Sur 1 004 000 établissements commerciaux en activité, on compte 81 000 établissements de gros, 548 000 établissements de détail et 368 000 établissements de services. Une partie importante de grossistes (25 500) ne vend qu’à des utilisateurs professionnels, 55 500 établissements de gros approvisionnant les établissements de détail. Le commerce de détail comprend lui-même 437 000 établissements de simple revente (dont 44 500 non sédentaires) et 111 000 établissements procédant à une transformation avant revente (dont 3 000 non sédentaires). En nombre d’établissements (mais non en chiffres d’affaires), commerces de détail alimentaires et non alimentaires s’équilibrent.
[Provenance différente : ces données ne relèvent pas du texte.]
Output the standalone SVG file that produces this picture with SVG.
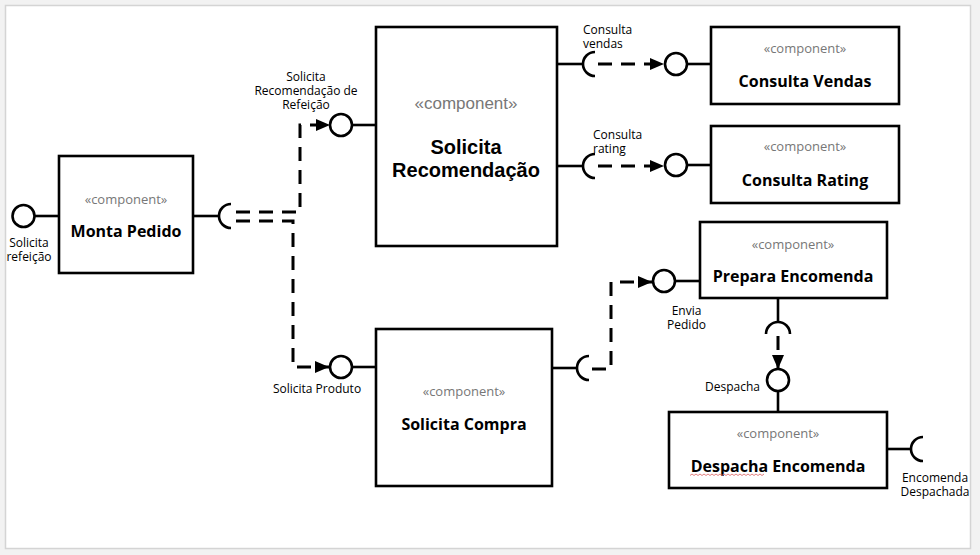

Rapporté au nombre d’habitants, on compté un établissement de détail pour 92 habitants (un pour 184 hab. dans l’alimentation, un pour 183 dans le non-alimentaire). Progressivement, la densité commerciale française tend à se rapprocher de la situation observée dans les autres pays européens — Italie, Belgique et Pays-Bas exceptés —, où l’on compte un commerce de détail pour 100 habitants. Quant au nombre de personnes ayant un emploi dans le commerce et dans les services à caractère commercial, comme chef d’entreprise, aide familial ou salarié, il a été évalué, toujours par Claude Quin, à 3 620 000. En 1966, 3 495 000  emplois étaient recensés. La croissance de l’emploi (2,2 p. 100 par an en moyenne) est donc rapide et régulière. Elle résulte exclusivement de l’augmentation du nombre des salariés : 1 750 000 en 1960, 2 233 000 en 1966, 2 400 000 aujourd’hui (+ 3,7 p. 100 en moyenne par an). Les salariés représentent, en 1970, 67 p. 100 de l’emploi commercial total ; 700 000 sont employés dans le commerce de gros ou comme intermédiaires, à peu près autant dans les services et un peu plus de 1 000 000 dans le commerce de détail. La croissance du nombre des salariés étant plus rapide que celle de l’emploi global, on assiste donc à une diminution du nombre des chefs d’entreprise et des aides familiaux. Cela est bien confirmé par la comparaison des derniers recensements démographiques : de 1954 à 1962, la diminution du nombre des chefs d’entreprises commerciales avait été d’un peu plus de 60 000 unités. De 1962 à 1968, elle avait été d’un peu moins de 30 000 unités, soit, en quinze ans, un recul de près de 8 p. 100 du nombre des chefs d’entreprises commerciales recensées en 1954. Dans le même temps, le nombre moyen des salariés des établissements n’a cessé de s’élever, pour atteindre 2,4 salariés par établissement contre 1,2 il y a quinze ans. Un peu plus d’un tiers des établissements commerciaux continuent cependant à n’occuper aucun salarié, et 5 p. 100 en emploient plus de 10.